Dataset records.

■ ■ ■ ■ ■ ■ ■

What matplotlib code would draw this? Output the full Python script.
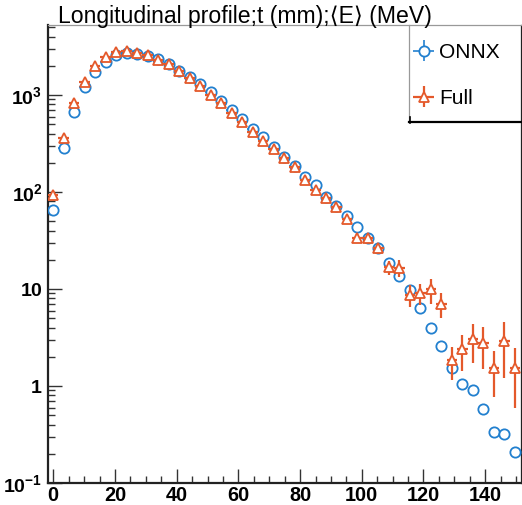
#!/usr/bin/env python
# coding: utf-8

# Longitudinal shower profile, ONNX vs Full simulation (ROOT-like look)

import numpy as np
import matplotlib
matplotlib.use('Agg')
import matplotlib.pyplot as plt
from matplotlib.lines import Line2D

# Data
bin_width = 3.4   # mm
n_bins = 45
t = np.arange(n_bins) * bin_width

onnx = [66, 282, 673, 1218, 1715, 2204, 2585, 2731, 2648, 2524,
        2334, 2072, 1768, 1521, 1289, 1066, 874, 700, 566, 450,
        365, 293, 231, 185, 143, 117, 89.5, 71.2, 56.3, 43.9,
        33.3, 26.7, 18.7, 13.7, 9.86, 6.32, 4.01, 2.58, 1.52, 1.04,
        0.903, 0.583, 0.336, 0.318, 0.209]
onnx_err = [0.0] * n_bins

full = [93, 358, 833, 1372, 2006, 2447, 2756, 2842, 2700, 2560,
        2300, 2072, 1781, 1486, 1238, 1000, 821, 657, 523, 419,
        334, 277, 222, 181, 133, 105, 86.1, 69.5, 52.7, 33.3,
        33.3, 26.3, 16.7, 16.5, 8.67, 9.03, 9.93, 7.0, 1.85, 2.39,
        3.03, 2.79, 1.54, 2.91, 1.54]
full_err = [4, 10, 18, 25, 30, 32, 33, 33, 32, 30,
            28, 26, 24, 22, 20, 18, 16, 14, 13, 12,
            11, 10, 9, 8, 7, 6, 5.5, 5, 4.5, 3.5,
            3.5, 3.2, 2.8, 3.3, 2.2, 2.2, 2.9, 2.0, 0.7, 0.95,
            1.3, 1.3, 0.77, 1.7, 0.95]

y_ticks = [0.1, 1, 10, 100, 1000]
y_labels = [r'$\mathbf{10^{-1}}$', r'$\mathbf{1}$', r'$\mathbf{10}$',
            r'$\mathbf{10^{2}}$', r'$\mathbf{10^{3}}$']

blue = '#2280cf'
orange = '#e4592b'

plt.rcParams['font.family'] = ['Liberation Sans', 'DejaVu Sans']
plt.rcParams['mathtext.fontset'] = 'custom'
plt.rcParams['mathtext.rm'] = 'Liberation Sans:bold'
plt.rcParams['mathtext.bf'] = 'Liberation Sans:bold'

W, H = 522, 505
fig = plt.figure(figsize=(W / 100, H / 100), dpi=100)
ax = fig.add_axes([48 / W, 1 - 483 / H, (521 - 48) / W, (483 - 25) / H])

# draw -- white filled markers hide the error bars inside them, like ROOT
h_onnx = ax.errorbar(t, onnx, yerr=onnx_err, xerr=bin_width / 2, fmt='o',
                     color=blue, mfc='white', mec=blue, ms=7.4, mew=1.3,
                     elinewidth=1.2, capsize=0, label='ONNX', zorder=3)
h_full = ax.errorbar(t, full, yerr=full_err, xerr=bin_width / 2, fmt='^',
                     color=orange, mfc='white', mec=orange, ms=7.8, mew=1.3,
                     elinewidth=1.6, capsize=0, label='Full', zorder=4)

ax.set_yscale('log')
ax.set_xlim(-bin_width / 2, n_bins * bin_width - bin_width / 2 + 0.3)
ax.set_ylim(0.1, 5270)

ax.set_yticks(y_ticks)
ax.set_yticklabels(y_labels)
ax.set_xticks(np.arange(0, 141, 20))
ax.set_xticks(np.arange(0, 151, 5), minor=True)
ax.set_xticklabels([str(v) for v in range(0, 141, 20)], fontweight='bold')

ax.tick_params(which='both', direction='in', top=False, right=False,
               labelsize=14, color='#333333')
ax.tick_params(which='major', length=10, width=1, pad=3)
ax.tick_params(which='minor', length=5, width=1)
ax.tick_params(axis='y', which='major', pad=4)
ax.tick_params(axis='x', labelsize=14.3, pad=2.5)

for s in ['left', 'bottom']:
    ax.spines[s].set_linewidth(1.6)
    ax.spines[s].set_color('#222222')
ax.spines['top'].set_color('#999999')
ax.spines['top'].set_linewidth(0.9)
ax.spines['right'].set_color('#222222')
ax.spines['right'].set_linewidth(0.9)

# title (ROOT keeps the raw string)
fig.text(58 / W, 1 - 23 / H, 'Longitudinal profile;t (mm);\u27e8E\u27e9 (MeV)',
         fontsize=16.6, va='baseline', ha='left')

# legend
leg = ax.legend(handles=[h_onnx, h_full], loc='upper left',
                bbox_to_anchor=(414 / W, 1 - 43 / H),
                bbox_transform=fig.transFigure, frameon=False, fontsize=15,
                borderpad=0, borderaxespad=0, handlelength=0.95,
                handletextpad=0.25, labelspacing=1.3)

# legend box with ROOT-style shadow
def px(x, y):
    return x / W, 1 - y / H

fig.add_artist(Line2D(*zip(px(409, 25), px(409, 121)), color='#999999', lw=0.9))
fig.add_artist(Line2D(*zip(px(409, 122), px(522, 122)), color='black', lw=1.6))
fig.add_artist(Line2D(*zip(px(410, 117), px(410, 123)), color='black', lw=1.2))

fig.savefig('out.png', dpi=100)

■ ■ ■ ■ ■ ■ ■

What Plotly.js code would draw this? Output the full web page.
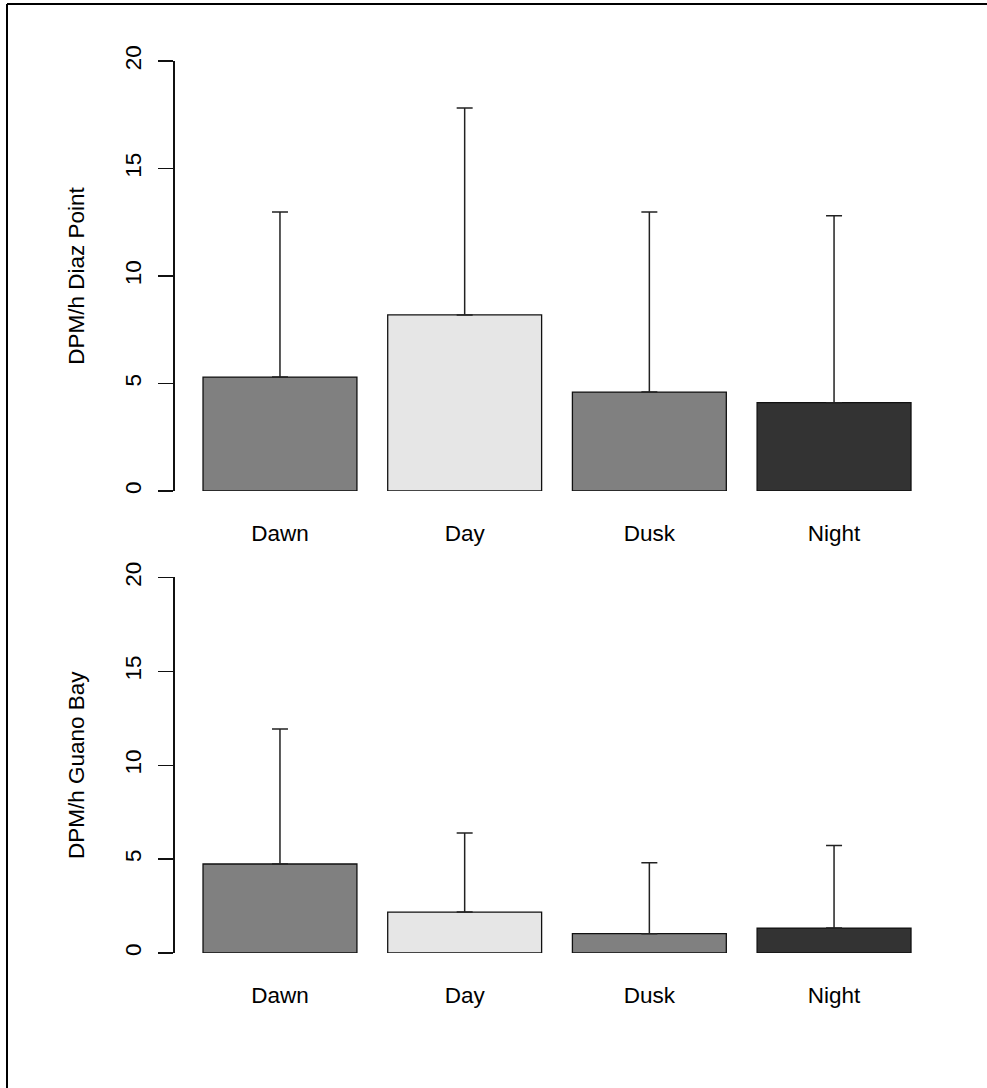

■ ■ ■ ■ ■ ■ ■

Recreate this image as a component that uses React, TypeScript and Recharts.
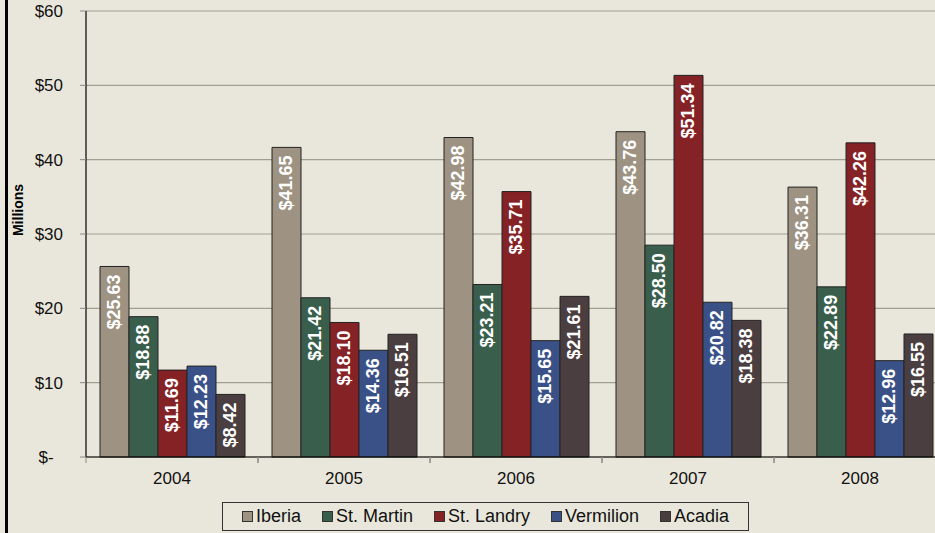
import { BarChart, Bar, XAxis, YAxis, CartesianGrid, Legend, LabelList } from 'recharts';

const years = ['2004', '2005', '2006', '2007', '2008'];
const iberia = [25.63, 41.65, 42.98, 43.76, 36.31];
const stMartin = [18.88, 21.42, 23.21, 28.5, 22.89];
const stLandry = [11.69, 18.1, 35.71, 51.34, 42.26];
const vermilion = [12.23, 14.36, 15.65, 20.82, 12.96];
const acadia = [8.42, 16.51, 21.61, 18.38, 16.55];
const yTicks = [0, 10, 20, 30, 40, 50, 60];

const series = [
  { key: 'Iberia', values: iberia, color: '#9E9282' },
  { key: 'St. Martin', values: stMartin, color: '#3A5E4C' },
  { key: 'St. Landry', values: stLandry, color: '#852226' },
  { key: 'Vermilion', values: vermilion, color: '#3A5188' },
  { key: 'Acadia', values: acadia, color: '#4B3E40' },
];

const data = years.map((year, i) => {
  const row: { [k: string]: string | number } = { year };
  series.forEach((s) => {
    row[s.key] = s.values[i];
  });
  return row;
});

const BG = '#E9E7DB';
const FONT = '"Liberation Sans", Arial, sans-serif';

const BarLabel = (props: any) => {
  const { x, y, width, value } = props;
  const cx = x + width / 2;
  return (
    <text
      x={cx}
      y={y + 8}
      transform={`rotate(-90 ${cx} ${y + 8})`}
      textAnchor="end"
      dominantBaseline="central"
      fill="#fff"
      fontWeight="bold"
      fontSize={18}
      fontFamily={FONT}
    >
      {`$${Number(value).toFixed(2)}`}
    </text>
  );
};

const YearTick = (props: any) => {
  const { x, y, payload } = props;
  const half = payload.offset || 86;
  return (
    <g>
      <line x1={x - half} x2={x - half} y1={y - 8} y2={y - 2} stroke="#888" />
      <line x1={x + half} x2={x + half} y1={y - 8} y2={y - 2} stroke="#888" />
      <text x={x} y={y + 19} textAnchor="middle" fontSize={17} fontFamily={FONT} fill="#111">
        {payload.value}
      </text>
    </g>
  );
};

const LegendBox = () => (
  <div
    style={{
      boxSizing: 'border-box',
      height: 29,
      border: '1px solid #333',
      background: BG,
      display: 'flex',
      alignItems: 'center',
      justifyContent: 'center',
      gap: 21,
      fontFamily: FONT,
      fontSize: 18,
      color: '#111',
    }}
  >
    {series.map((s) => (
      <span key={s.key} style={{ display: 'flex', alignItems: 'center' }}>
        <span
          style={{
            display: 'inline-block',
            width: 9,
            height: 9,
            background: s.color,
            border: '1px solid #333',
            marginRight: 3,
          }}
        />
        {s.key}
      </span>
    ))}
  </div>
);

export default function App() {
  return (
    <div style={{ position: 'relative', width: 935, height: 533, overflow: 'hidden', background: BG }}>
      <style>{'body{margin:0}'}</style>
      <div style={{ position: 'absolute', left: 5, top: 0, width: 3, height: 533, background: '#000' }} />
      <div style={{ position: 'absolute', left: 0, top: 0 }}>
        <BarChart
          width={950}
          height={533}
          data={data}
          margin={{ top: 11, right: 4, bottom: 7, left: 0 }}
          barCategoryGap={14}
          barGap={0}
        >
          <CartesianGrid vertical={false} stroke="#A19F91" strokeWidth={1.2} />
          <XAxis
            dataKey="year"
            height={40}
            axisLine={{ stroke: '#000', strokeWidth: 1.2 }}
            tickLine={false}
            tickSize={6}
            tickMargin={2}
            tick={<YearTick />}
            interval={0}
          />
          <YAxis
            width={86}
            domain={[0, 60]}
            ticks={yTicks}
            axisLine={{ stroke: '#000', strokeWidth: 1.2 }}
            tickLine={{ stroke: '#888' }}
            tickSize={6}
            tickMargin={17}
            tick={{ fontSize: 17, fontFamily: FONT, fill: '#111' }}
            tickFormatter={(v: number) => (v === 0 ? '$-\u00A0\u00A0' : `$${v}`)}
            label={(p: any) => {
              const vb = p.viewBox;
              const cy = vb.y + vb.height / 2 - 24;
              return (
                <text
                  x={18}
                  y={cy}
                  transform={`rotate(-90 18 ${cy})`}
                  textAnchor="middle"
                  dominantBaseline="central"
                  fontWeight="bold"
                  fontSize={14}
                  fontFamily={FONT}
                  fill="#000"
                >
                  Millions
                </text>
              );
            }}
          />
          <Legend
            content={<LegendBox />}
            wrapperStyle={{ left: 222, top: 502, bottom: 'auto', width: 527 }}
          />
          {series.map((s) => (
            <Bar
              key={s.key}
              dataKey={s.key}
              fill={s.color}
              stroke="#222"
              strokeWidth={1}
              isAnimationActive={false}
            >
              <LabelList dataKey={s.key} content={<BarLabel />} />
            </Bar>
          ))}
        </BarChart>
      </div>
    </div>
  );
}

■ ■ ■ ■ ■ ■ ■

Exercise instructions. Reproduce nothing but the lines from the one with "What matplotlib code" to the one with "# Longitudinal shower", both lines included, and keep every picture out of the copy.

Finished task.
What matplotlib code would draw this? Output the full Python script.
#!/usr/bin/env python
# coding: utf-8

# Longitudinal shower profile, ONNX vs Full simulation (ROOT-like look)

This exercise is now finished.